Your objective: Only the lines from the start of the data below through the line that contains "ax = fig.add_axes([0.1995, 0.2103, 0.7845, 0.6997])" are to be copied, exactly and without pictures.

Data block:
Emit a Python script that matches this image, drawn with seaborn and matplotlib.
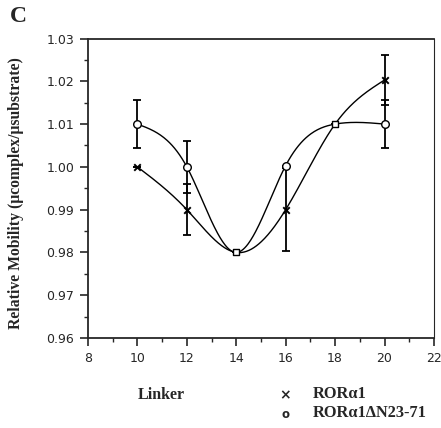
import numpy as np
import pandas as pd
import matplotlib
matplotlib.use("Agg")
import matplotlib.pyplot as plt
import seaborn as sns
from matplotlib.ticker import MultipleLocator

# Data
linker = [10, 12, 14, 16, 18, 20]
ror_a1 = [1.000, 0.990, 0.980, 0.990, 1.010, 1.0203]
ror_a1_err = [0.0, 0.006, 0.0, 0.0097, 0.0, 0.0058]
ror_dn = [1.010, 1.000, 0.980, 1.0003, 1.010, 1.010]
ror_dn_err = [0.0057, 0.006, 0.0, 0.0, 0.0, 0.0056]

series_names = ["ROR\u03b11", "ROR\u03b11\u0394N23-71"]


def natural_spline(x, y, n=300):
    # natural cubic spline through the points, for the smooth connecting line
    x = np.asarray(x, float)
    y = np.asarray(y, float)
    k = len(x)
    h = np.diff(x)
    A = np.zeros((k, k))
    b = np.zeros(k)
    A[0, 0] = A[-1, -1] = 1
    for i in range(1, k - 1):
        A[i, i - 1] = h[i - 1]
        A[i, i] = 2 * (h[i - 1] + h[i])
        A[i, i + 1] = h[i]
        b[i] = 6 * ((y[i + 1] - y[i]) / h[i] - (y[i] - y[i - 1]) / h[i - 1])
    M = np.linalg.solve(A, b)
    xs = np.linspace(x[0], x[-1], n)
    idx = np.clip(np.searchsorted(x, xs) - 1, 0, k - 2)
    x0, x1 = x[idx], x[idx + 1]
    hh = x1 - x0
    t0 = x1 - xs
    t1 = xs - x0
    ys = (M[idx] * t0 ** 3 / (6 * hh) + M[idx + 1] * t1 ** 3 / (6 * hh)
          + (y[idx] / hh - M[idx] * hh / 6) * t0
          + (y[idx + 1] / hh - M[idx + 1] * hh / 6) * t1)
    return xs, ys


sns.set_style("ticks")
plt.rcParams['font.family'] = ['DejaVu Sans']

fig = plt.figure(figsize=(4.41, 4.28), dpi=100)
ax = fig.add_axes([0.1995, 0.2103, 0.7845, 0.6997])

curves = []
for name, vals in zip(series_names, [ror_a1, ror_dn]):
    xs, ys = natural_spline(linker, vals)
    curves.append(pd.DataFrame({"Linker": xs, "Mobility": ys, "series": name}))
curves = pd.concat(curves)
sns.lineplot(data=curves, x="Linker", y="Mobility", units="series", estimator=None,
             color="black", lw=1.0, ax=ax, legend=False, sort=False)

ax.errorbar(linker, ror_a1, yerr=ror_a1_err, fmt="none", ecolor="black",
            elinewidth=1.3, capsize=2.6, capthick=1.3, zorder=3)
ax.errorbar(linker, ror_dn, yerr=ror_dn_err, fmt="none", ecolor="black",
            elinewidth=1.3, capsize=2.6, capthick=1.3, zorder=3)

pts = pd.DataFrame({"Linker": linker, "a1": ror_a1, "dn": ror_dn})
same = pts[np.isclose(pts["a1"], pts["dn"], atol=1e-4)]
diff = pts[~np.isclose(pts["a1"], pts["dn"], atol=1e-4)]
sns.scatterplot(data=diff, x="Linker", y="a1", marker="x", s=22, color="black",
                linewidth=1.4, ax=ax, zorder=5, legend=False)
sns.scatterplot(data=diff, x="Linker", y="dn", marker="o", s=30, facecolor="white",
                edgecolor="black", linewidth=1.0, ax=ax, zorder=5, legend=False)
sns.scatterplot(data=same, x="Linker", y="dn", marker="s", s=22, facecolor="white",
                edgecolor="black", linewidth=1.0, ax=ax, zorder=5, legend=False)

ax.set_xlim(8, 22)
ax.set_ylim(0.96, 1.03)
ax.xaxis.set_major_locator(MultipleLocator(2))
ax.xaxis.set_minor_locator(MultipleLocator(1))
ax.yaxis.set_major_locator(MultipleLocator(0.01))
ax.yaxis.set_minor_locator(MultipleLocator(0.005))
ax.yaxis.set_major_formatter(plt.FormatStrFormatter("%.2f"))
ax.tick_params(which="major", direction="out", length=6, width=1.2, labelsize=9, pad=4)
ax.tick_params(which="minor", direction="out", length=3, width=1.0)
for s in ax.spines.values():
    s.set_visible(True)
    s.set_linewidth(1.3)
ax.spines["right"].set_linewidth(0.8)

ax.set_xlabel("")
ax.set_ylabel("")
serif = dict(family="Liberation Serif", fontweight="bold")
fig.text(16 / 441, 1 - 193 / 428, "Relative Mobility (\u03bccomplex/\u03bcsubstrate)",
         rotation=90, ha="center", va="center", fontsize=11.3, **serif)
fig.text(161 / 441, 1 - 395 / 428, "Linker", ha="center", va="center", fontsize=11.5, **serif)
fig.text(10 / 441, 1 - 17 / 428, "C", ha="left", va="center", fontsize=17, **serif)

fig.text(285 / 441, 1 - 395 / 428, "\u00d7", ha="center", va="center", fontsize=10,
         fontweight="bold")
fig.text(285 / 441, 1 - 414 / 428, "o", ha="center", va="center", fontsize=8.5,
         fontweight="bold")
fig.text(313 / 441, 1 - 394 / 428, series_names[0], ha="left", va="center",
         fontsize=11.8, **serif)
fig.text(313 / 441, 1 - 413 / 428, series_names[1], ha="left", va="center",
         fontsize=11.8, **serif)

fig.savefig("out.png", dpi=100)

In response:
Emit a Python script that matches this image, drawn with seaborn and matplotlib.
import numpy as np
import pandas as pd
import matplotlib
matplotlib.use("Agg")
import matplotlib.pyplot as plt
import seaborn as sns
from matplotlib.ticker import MultipleLocator

# Data
linker = [10, 12, 14, 16, 18, 20]
ror_a1 = [1.000, 0.990, 0.980, 0.990, 1.010, 1.0203]
ror_a1_err = [0.0, 0.006, 0.0, 0.0097, 0.0, 0.0058]
ror_dn = [1.010, 1.000, 0.980, 1.0003, 1.010, 1.010]
ror_dn_err = [0.0057, 0.006, 0.0, 0.0, 0.0, 0.0056]

series_names = ["ROR\u03b11", "ROR\u03b11\u0394N23-71"]


def natural_spline(x, y, n=300):
    # natural cubic spline through the points, for the smooth connecting line
    x = np.asarray(x, float)
    y = np.asarray(y, float)
    k = len(x)
    h = np.diff(x)
    A = np.zeros((k, k))
    b = np.zeros(k)
    A[0, 0] = A[-1, -1] = 1
    for i in range(1, k - 1):
        A[i, i - 1] = h[i - 1]
        A[i, i] = 2 * (h[i - 1] + h[i])
        A[i, i + 1] = h[i]
        b[i] = 6 * ((y[i + 1] - y[i]) / h[i] - (y[i] - y[i - 1]) / h[i - 1])
    M = np.linalg.solve(A, b)
    xs = np.linspace(x[0], x[-1], n)
    idx = np.clip(np.searchsorted(x, xs) - 1, 0, k - 2)
    x0, x1 = x[idx], x[idx + 1]
    hh = x1 - x0
    t0 = x1 - xs
    t1 = xs - x0
    ys = (M[idx] * t0 ** 3 / (6 * hh) + M[idx + 1] * t1 ** 3 / (6 * hh)
          + (y[idx] / hh - M[idx] * hh / 6) * t0
          + (y[idx + 1] / hh - M[idx + 1] * hh / 6) * t1)
    return xs, ys


sns.set_style("ticks")
plt.rcParams['font.family'] = ['DejaVu Sans']

fig = plt.figure(figsize=(4.41, 4.28), dpi=100)
ax = fig.add_axes([0.1995, 0.2103, 0.7845, 0.6997])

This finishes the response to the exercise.